■ Task details: Give an exact copy of every line, leaving images out.

■ Given material:
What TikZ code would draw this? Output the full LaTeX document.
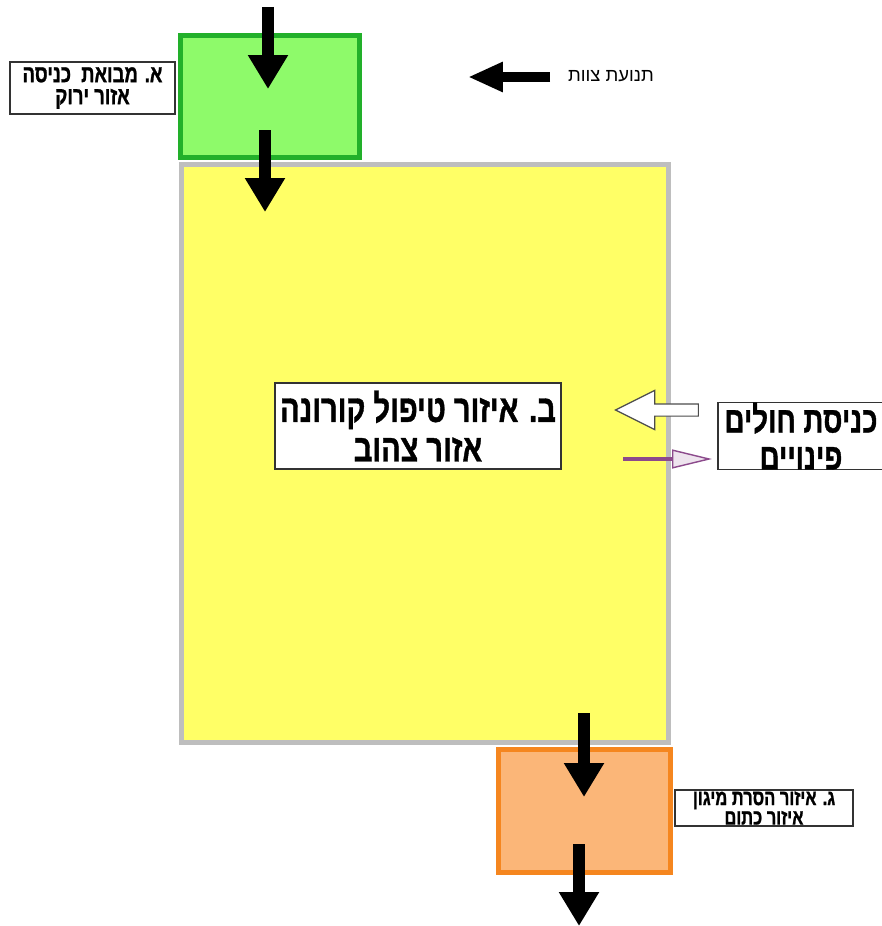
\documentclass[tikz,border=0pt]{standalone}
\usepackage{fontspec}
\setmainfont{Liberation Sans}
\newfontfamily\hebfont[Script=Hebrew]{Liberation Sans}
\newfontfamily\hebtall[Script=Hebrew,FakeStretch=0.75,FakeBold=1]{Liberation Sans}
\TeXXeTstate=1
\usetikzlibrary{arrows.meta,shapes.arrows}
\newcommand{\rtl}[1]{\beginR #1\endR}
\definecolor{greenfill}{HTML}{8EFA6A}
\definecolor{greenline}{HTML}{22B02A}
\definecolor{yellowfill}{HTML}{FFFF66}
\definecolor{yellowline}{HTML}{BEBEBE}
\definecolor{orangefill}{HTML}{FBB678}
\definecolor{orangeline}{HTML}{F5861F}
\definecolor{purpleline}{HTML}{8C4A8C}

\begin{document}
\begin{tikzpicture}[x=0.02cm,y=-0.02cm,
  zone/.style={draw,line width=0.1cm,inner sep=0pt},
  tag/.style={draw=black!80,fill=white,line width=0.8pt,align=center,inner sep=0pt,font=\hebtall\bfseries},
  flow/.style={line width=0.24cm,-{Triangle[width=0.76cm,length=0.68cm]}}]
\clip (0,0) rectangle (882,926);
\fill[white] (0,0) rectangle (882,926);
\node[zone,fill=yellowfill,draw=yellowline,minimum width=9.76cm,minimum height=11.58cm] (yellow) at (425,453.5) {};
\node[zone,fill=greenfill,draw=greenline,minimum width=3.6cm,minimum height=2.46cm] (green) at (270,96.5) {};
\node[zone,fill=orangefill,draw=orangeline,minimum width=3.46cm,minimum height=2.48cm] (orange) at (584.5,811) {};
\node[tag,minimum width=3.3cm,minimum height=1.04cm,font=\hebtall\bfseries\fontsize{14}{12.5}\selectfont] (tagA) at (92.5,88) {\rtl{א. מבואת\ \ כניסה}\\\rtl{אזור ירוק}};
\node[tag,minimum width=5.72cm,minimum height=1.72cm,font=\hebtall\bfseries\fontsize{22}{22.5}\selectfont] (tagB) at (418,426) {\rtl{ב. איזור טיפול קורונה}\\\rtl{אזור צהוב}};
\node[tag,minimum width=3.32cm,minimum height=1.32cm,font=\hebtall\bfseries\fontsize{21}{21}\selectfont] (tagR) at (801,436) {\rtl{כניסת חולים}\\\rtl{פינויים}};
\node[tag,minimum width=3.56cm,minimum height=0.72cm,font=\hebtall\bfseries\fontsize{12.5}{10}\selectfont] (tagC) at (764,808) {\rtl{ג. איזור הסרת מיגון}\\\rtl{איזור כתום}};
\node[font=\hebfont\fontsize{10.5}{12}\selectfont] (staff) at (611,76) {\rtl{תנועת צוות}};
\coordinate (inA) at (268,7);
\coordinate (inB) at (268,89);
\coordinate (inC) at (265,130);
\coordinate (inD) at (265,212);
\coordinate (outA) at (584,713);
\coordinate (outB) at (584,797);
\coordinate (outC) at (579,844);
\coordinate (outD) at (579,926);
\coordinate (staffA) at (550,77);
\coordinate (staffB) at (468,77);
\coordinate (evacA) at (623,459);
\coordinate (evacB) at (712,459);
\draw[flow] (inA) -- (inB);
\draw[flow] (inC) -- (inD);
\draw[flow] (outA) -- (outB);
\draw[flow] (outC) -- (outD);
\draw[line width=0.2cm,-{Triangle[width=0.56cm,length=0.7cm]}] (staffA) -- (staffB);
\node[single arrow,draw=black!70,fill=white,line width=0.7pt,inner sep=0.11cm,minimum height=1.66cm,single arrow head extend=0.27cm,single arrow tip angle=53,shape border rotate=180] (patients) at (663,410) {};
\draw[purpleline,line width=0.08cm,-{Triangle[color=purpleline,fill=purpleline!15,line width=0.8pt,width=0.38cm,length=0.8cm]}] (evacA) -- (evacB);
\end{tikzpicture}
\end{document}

■ Final result:
What TikZ code would draw this? Output the full LaTeX document.
\documentclass[tikz,border=0pt]{standalone}
\usepackage{fontspec}
\setmainfont{Liberation Sans}
\newfontfamily\hebfont[Script=Hebrew]{Liberation Sans}
\newfontfamily\hebtall[Script=Hebrew,FakeStretch=0.75,FakeBold=1]{Liberation Sans}
\TeXXeTstate=1
\usetikzlibrary{arrows.meta,shapes.arrows}
\newcommand{\rtl}[1]{\beginR #1\endR}
\definecolor{greenfill}{HTML}{8EFA6A}
\definecolor{greenline}{HTML}{22B02A}
\definecolor{yellowfill}{HTML}{FFFF66}
\definecolor{yellowline}{HTML}{BEBEBE}
\definecolor{orangefill}{HTML}{FBB678}
\definecolor{orangeline}{HTML}{F5861F}
\definecolor{purpleline}{HTML}{8C4A8C}

\begin{document}
\begin{tikzpicture}[x=0.02cm,y=-0.02cm,
  zone/.style={draw,line width=0.1cm,inner sep=0pt},
  tag/.style={draw=black!80,fill=white,line width=0.8pt,align=center,inner sep=0pt,font=\hebtall\bfseries},
  flow/.style={line width=0.24cm,-{Triangle[width=0.76cm,length=0.68cm]}}]
\clip (0,0) rectangle (882,926);
\fill[white] (0,0) rectangle (882,926);
\node[zone,fill=yellowfill,draw=yellowline,minimum width=9.76cm,minimum height=11.58cm] (yellow) at (425,453.5) {};
\node[zone,fill=greenfill,draw=greenline,minimum width=3.6cm,minimum height=2.46cm] (green) at (270,96.5) {};
\node[zone,fill=orangefill,draw=orangeline,minimum width=3.46cm,minimum height=2.48cm] (orange) at (584.5,811) {};
\node[tag,minimum width=3.3cm,minimum height=1.04cm,font=\hebtall\bfseries\fontsize{14}{12.5}\selectfont] (tagA) at (92.5,88) {\rtl{א. מבואת\ \ כניסה}\\\rtl{אזור ירוק}};
\node[tag,minimum width=5.72cm,minimum height=1.72cm,font=\hebtall\bfseries\fontsize{22}{22.5}\selectfont] (tagB) at (418,426) {\rtl{ב. איזור טיפול קורונה}\\\rtl{אזור צהוב}};
\node[tag,minimum width=3.32cm,minimum height=1.32cm,font=\hebtall\bfseries\fontsize{21}{21}\selectfont] (tagR) at (801,436) {\rtl{כניסת חולים}\\\rtl{פינויים}};
\node[tag,minimum width=3.56cm,minimum height=0.72cm,font=\hebtall\bfseries\fontsize{12.5}{10}\selectfont] (tagC) at (764,808) {\rtl{ג. איזור הסרת מיגון}\\\rtl{איזור כתום}};
\node[font=\hebfont\fontsize{10.5}{12}\selectfont] (staff) at (611,76) {\rtl{תנועת צוות}};
\coordinate (inA) at (268,7);
\coordinate (inB) at (268,89);
\coordinate (inC) at (265,130);
\coordinate (inD) at (265,212);
\coordinate (outA) at (584,713);
\coordinate (outB) at (584,797);
\coordinate (outC) at (579,844);
\coordinate (outD) at (579,926);
\coordinate (staffA) at (550,77);
\coordinate (staffB) at (468,77);
\coordinate (evacA) at (623,459);
\coordinate (evacB) at (712,459);
\draw[flow] (inA) -- (inB);
\draw[flow] (inC) -- (inD);
\draw[flow] (outA) -- (outB);
\draw[flow] (outC) -- (outD);
\draw[line width=0.2cm,-{Triangle[width=0.56cm,length=0.7cm]}] (staffA) -- (staffB);
\node[single arrow,draw=black!70,fill=white,line width=0.7pt,inner sep=0.11cm,minimum height=1.66cm,single arrow head extend=0.27cm,single arrow tip angle=53,shape border rotate=180] (patients) at (663,410) {};
\draw[purpleline,line width=0.08cm,-{Triangle[color=purpleline,fill=purpleline!15,line width=0.8pt,width=0.38cm,length=0.8cm]}] (evacA) -- (evacB);
\end{tikzpicture}
\end{document}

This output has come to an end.